* [EXERCISE INPUTS]:
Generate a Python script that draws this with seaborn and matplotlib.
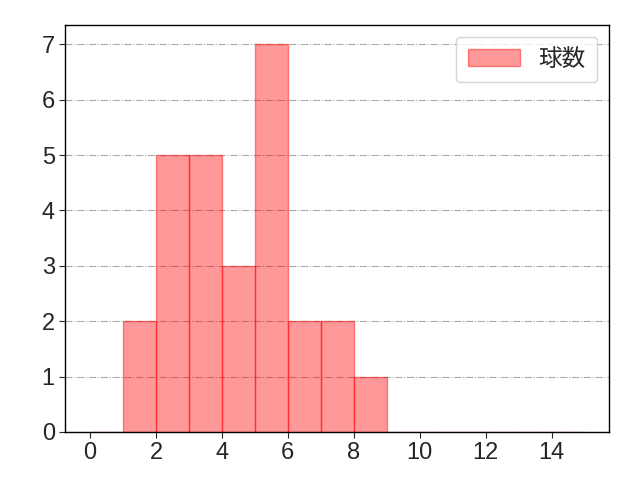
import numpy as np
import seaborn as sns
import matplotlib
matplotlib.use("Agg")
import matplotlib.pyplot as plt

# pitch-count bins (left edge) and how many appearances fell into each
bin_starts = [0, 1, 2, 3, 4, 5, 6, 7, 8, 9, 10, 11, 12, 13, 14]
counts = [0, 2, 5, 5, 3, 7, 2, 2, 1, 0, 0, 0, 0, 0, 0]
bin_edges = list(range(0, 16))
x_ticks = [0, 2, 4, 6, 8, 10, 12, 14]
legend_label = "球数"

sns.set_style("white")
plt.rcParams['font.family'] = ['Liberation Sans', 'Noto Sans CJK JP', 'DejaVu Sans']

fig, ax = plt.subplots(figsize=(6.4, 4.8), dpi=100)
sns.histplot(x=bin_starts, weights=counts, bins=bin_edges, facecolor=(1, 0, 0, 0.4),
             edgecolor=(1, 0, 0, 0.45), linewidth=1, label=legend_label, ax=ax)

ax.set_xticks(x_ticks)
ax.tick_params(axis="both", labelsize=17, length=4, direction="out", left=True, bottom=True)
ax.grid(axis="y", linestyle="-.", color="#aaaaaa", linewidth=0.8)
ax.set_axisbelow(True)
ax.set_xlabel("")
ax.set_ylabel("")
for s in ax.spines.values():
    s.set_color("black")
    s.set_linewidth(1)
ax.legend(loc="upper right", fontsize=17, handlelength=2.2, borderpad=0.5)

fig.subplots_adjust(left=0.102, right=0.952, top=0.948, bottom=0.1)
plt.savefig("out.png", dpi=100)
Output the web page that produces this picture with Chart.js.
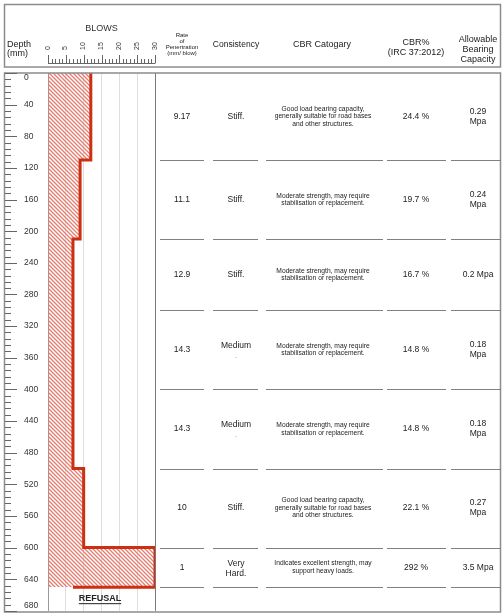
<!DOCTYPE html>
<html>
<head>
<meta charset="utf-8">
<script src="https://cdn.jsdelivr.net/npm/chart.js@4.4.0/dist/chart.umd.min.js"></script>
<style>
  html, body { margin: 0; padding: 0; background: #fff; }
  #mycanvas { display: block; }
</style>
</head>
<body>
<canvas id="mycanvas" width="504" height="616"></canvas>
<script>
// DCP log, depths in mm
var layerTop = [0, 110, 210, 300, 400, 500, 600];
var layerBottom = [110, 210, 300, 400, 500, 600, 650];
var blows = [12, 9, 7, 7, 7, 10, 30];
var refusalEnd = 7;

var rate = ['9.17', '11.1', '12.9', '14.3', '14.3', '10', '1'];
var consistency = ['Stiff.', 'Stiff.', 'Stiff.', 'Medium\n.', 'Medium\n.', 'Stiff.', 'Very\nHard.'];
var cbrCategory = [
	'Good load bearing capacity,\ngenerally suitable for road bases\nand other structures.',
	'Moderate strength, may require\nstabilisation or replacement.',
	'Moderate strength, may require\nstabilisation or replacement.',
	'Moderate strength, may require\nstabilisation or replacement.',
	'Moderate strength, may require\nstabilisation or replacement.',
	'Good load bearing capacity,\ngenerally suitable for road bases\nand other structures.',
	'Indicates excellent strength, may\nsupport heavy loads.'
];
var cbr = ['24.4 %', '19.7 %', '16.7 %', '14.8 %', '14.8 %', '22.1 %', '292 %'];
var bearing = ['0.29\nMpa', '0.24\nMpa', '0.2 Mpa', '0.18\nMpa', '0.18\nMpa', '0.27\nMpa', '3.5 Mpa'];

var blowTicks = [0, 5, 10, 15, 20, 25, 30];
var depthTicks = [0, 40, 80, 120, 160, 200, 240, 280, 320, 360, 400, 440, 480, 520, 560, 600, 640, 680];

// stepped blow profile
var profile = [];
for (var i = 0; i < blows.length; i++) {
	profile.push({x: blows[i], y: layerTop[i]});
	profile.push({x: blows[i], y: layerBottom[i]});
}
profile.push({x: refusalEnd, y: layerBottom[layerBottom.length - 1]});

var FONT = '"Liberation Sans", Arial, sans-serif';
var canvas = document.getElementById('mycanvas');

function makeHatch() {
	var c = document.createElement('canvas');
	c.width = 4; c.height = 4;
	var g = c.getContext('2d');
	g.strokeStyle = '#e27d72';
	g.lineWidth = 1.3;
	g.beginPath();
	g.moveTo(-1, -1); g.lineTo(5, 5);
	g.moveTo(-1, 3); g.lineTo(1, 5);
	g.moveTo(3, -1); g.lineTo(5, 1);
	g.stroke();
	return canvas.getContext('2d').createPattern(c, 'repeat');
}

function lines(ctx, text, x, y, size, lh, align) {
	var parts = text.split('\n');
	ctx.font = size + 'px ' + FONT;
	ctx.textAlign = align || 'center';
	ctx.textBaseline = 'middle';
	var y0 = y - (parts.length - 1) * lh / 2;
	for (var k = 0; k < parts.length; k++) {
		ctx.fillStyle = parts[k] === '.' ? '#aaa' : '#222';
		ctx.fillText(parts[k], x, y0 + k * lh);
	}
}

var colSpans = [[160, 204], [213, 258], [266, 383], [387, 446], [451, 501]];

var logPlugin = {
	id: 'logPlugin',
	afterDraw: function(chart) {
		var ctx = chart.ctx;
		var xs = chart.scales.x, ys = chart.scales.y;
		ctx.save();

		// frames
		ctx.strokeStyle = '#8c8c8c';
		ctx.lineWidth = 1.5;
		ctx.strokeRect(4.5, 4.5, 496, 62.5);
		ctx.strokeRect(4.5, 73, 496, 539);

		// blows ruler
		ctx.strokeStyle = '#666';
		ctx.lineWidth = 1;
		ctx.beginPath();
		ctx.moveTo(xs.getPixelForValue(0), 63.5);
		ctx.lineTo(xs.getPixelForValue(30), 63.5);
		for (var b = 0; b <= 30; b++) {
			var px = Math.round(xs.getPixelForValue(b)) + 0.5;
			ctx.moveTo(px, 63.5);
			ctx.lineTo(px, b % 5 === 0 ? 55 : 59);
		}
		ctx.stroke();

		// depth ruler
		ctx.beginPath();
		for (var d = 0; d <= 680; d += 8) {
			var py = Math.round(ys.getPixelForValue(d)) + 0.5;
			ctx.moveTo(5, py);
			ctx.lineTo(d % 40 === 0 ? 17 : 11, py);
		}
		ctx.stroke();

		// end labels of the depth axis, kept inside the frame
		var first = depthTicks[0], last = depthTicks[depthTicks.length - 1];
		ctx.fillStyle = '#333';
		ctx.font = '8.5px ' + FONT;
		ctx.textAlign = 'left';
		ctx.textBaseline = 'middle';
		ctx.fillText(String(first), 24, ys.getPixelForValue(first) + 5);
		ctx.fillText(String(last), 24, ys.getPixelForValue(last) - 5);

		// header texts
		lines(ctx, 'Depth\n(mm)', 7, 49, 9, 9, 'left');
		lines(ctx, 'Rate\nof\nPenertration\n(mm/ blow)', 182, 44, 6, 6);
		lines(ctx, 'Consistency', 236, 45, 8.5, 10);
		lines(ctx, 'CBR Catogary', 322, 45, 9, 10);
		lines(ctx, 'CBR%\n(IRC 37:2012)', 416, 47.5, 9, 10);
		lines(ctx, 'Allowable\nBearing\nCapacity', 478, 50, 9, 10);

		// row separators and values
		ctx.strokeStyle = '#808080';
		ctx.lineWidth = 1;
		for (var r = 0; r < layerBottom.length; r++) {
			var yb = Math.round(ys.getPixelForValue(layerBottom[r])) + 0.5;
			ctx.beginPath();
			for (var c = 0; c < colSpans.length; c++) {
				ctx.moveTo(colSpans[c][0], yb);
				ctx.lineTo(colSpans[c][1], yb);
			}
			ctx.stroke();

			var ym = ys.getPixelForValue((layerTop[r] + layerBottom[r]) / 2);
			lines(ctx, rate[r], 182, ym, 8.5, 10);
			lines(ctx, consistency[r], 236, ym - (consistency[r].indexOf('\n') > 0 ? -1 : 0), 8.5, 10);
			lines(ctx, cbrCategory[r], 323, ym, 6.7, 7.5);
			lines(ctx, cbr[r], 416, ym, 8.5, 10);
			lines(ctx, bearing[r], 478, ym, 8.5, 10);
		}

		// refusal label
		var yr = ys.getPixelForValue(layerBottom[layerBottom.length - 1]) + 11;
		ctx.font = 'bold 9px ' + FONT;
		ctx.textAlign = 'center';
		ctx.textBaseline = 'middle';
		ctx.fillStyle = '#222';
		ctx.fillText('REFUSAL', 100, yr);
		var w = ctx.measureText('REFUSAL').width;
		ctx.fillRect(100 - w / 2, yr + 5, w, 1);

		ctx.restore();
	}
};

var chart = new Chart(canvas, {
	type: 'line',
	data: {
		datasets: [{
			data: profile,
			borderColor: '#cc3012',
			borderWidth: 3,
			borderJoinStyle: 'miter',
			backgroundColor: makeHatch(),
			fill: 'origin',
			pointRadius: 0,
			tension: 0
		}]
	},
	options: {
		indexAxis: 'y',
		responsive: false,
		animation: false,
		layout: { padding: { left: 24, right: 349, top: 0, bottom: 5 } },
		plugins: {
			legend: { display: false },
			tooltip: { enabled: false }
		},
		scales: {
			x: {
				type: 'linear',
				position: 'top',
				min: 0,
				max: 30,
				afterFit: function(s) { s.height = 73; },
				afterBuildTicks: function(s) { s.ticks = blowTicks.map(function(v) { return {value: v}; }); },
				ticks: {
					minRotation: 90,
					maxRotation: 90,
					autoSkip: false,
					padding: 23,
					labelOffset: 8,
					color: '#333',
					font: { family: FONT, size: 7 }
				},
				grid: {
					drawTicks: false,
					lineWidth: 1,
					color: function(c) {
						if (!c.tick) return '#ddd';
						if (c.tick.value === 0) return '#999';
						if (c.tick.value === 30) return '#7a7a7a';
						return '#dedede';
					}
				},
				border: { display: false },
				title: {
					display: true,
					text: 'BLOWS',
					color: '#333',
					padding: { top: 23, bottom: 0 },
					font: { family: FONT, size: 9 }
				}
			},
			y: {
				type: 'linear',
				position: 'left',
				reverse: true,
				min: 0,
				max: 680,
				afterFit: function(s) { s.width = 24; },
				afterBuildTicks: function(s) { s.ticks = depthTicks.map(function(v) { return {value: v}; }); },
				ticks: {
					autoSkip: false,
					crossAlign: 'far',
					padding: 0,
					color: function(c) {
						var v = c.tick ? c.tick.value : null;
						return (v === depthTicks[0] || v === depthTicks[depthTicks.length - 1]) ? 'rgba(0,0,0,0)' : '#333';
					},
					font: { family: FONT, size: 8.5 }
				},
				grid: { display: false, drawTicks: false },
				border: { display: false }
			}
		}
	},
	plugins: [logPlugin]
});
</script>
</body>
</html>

* [WORK TO DO]: Your task is to reproduce the entries above word for word, from the first line through the line with "plt.rcParams['font.family'] = ['Liberation", and please leave out any pictures.

* [SOLUTION BELOW]:
Generate a Python script that draws this with seaborn and matplotlib.
import numpy as np
import seaborn as sns
import matplotlib
matplotlib.use("Agg")
import matplotlib.pyplot as plt

# pitch-count bins (left edge) and how many appearances fell into each
bin_starts = [0, 1, 2, 3, 4, 5, 6, 7, 8, 9, 10, 11, 12, 13, 14]
counts = [0, 2, 5, 5, 3, 7, 2, 2, 1, 0, 0, 0, 0, 0, 0]
bin_edges = list(range(0, 16))
x_ticks = [0, 2, 4, 6, 8, 10, 12, 14]
legend_label = "球数"

sns.set_style("white")
plt.rcParams['font.family'] = ['Liberation Sans', 'Noto Sans CJK JP', 'DejaVu Sans']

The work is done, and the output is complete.